El derecho de una mujer o de una niña a rechazar a un candidato, a asistir a la escuela, a mirar a un hombre a los ojos o a negarse a tener relaciones sexuales con él, suelen ser los actos que con mayor frecuencia se penan con uso de ácidos que generan cicatrices físicas, sociales y psicológicas que se llevan de por vida. La mayoría de las víctimas pierde la vista o sufre quemaduras en las manos (por la reacción natural a protegerse con ellas) lo que luego les impide trabajar o hacer tareas cotidianas como alimentarse o higienizarse.

Los relatos  en primera persona estremecen. La película Saving Face, ganadora de un Premio Oscar, muestra en formato de documental, la realidad a la que se enfrenta un médico cirujano plástico pakistaní formado en Londres que vuelve a su tierra a ofrecer ayuda a estas mujeres, muchas de ellas privadas de atención médica y que llevan adelante lo que queda de sus vidas cubiertas de harapos y en la oscuridad. Se trata de historias verídicas muy duras pero a las que vale la pena abrir los ojos para ver lo que aún ocurren aún hoy, en nuestro tiempo.

Frente a este flagelo, las acciones más importantes vienen precisamente desde el tercer sector, de la mano de varias ONG como Acid Surviviors Trust International, Action Aid o la colombiana Reconstruyendo Rostros. Sin embargo, desde otras esferas, el compromiso es nulo o casi nulo y muestra todo lo que queda por hacer en la lucha contra la violencia machista, que se erige en diversas formas y matices, pero que sigue muy presente también en nuestra región, donde el cuerpo de la mujer no es la esencia que le pertenece a ella misma, sino un objeto que decora, que vende productos, del cual el hombre se adueña en el matrimonio, que puede comprar, alquilar o destruir con cierta levedad y hasta tolerancia social.

 

Estados homofóbicos

En estos días, el mundo recibió dos noticias que pueden leerse como un significativo revés en materia de derechos de gays y lesbianas. Una de ellas provino desde la India, donde el Tribunal Supremo decidió no ratificar una orden del Tribunal de Delhi de 2009 que ordenaba despenalizar la homosexualidad al eliminar la sección 337 del código penal redactado en 1860 y que prevé penas de hasta 10 años de cárcel a quienes practiquen sexo “en contra del orden natural”. Una ley poco administrada en el ámbito judicial pero muy utilizada por la policía en las calles como forma de extorsión y acoso contra la comunidad gay.
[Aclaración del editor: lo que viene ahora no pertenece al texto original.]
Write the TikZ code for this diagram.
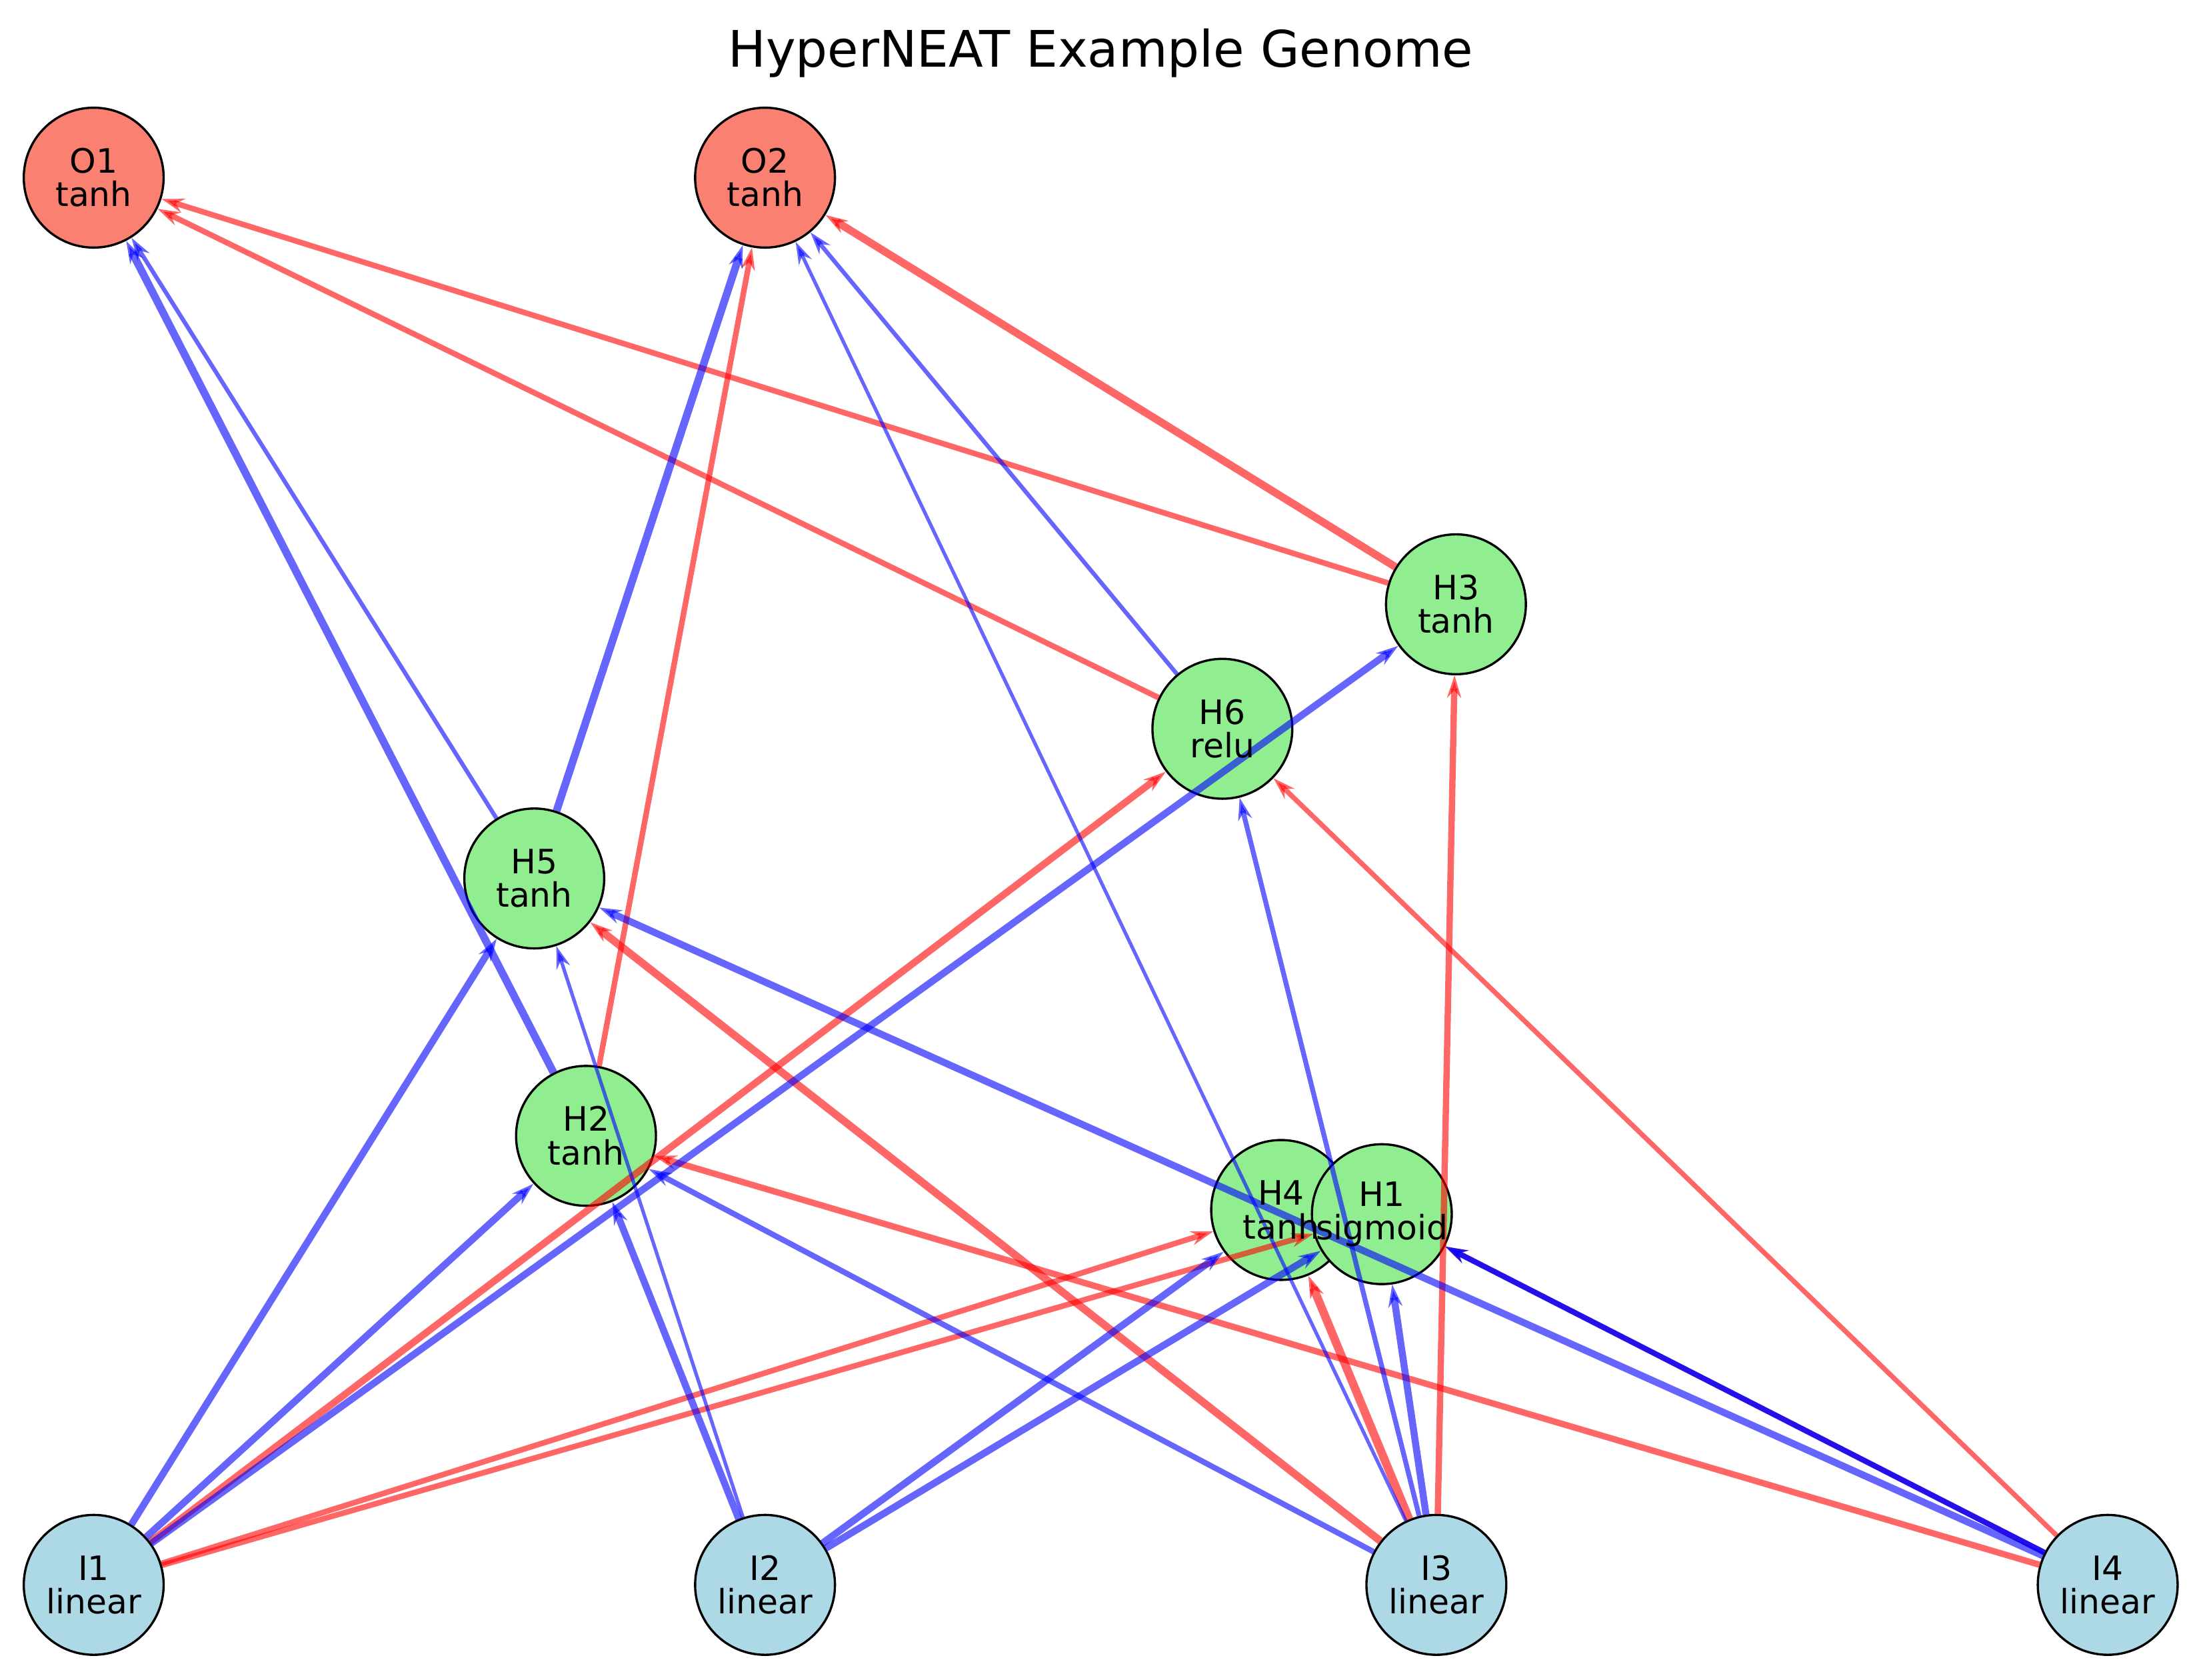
\documentclass[tikz,border=0pt]{standalone}
\usepackage{fontspec}
\setmainfont{DejaVu Sans}
\usetikzlibrary{arrows.meta}
\definecolor{lblue}{HTML}{ADD8E6}
\definecolor{lgreen}{HTML}{90EE90}
\definecolor{salmon}{HTML}{FA8072}
\begin{document}
\begin{tikzpicture}[x=1pt,y=-1pt,
  nd/.style={circle,draw=black,line width=1.6pt,minimum size=100pt,inner sep=0pt},
  inp/.style={nd,fill=lblue},
  hid/.style={nd,fill=lgreen},
  outn/.style={nd,fill=salmon},
  lab/.style={align=center,font=\fontsize{24}{24}\selectfont,inner sep=0pt},
  e/.style={-{Stealth[length=16pt,width=10pt]},opacity=0.6,line width=#1},
  b/.style={e=#1,blue}, r/.style={e=#1,red}]
\useasboundingbox (0,0) rectangle (1568,1201);
\node[font=\fontsize{36}{36}\selectfont] (title) at (787,38) {HyperNEAT Example Genome};
\node[outn] (O1) at (67,127) {}; \node[outn] (O2) at (547,127) {};
\node[hid] (H3) at (1041,432) {}; \node[hid] (H6) at (874,521) {};
\node[hid] (H5) at (382,628) {}; \node[hid] (H2) at (419,812) {};
\node[hid] (H4) at (916,865) {}; \node[hid] (H1) at (988,868) {};
\node[inp] (I1) at (67,1133) {}; \node[inp] (I2) at (547,1133) {};
\node[inp] (I3) at (1027,1133) {}; \node[inp] (I4) at (1507,1133) {};
\draw[r=5pt] (I1)--(H6); \draw[r=4pt] (I1)--(H4); \draw[r=4pt] (I1)--(H1);
\draw[r=5.5pt] (I3)--(H5); \draw[r=6pt] (I3)--(H4); \draw[r=4.5pt] (I3)--(H3);
\draw[r=4.5pt] (I4)--(H2); \draw[r=3.5pt] (I4)--(H1); \draw[r=3.5pt] (I4)--(H6);
\draw[r=4pt] (H2)--(O2); \draw[r=4pt] (H3)--(O1); \draw[r=5.5pt] (H3)--(O2);
\draw[r=4pt] (H6)--(O1);
\draw[b=5pt] (I1)--(H5); \draw[b=5pt] (I1)--(H2); \draw[b=5pt] (I1)--(H3);
\draw[b=5pt] (I2)--(H2); \draw[b=2.5pt] (I2)--(H5); \draw[b=5pt] (I2)--(H4);
\draw[b=5pt] (I2)--(H1); \draw[b=4pt] (I3)--(H2); \draw[b=3.5pt] (I3)--(H6);
\draw[b=2.5pt] (I3)--(O2); \draw[b=5pt] (I3)--(H1); \draw[b=5pt] (I4)--(H5);
\draw[b=5.5pt] (H2)--(O1); \draw[b=3pt] (H5)--(O1);
\draw[b=5.5pt] (H5)--(O2); \draw[b=3pt] (H6)--(O2);
\draw[b=4pt,opacity=0.85] (I4)--(H1);
\foreach \n/\t in {O1/tanh,O2/tanh,H3/tanh,H6/relu,H5/tanh,H2/tanh,H4/tanh,H1/sigmoid,I1/linear,I2/linear,I3/linear,I4/linear}
  \node[lab] (L\n) at (\n) {\n\\\t};
\end{tikzpicture}
\end{document}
La disposición del Supremo fue entendida como “un decepcionante revés para la dignidad humana y los derechos básicos de la privacidad y no discriminación”, según el comunicado emitido por Meenaski Ganguly, directora para el sur de Asia de Human Rights Watch.

La otra noticia tuvo como epicentro un país del primer mundo y con costumbres occidentales: Australia. Allí, también el máximo órgano de la justicia, tildó de “inconstitucionales” los matrimonios entre personas del mismo sexo, que habían sido autorizados en la capital, por entender que van en contra de lo dispuesto por la ley nacional en la Constitución.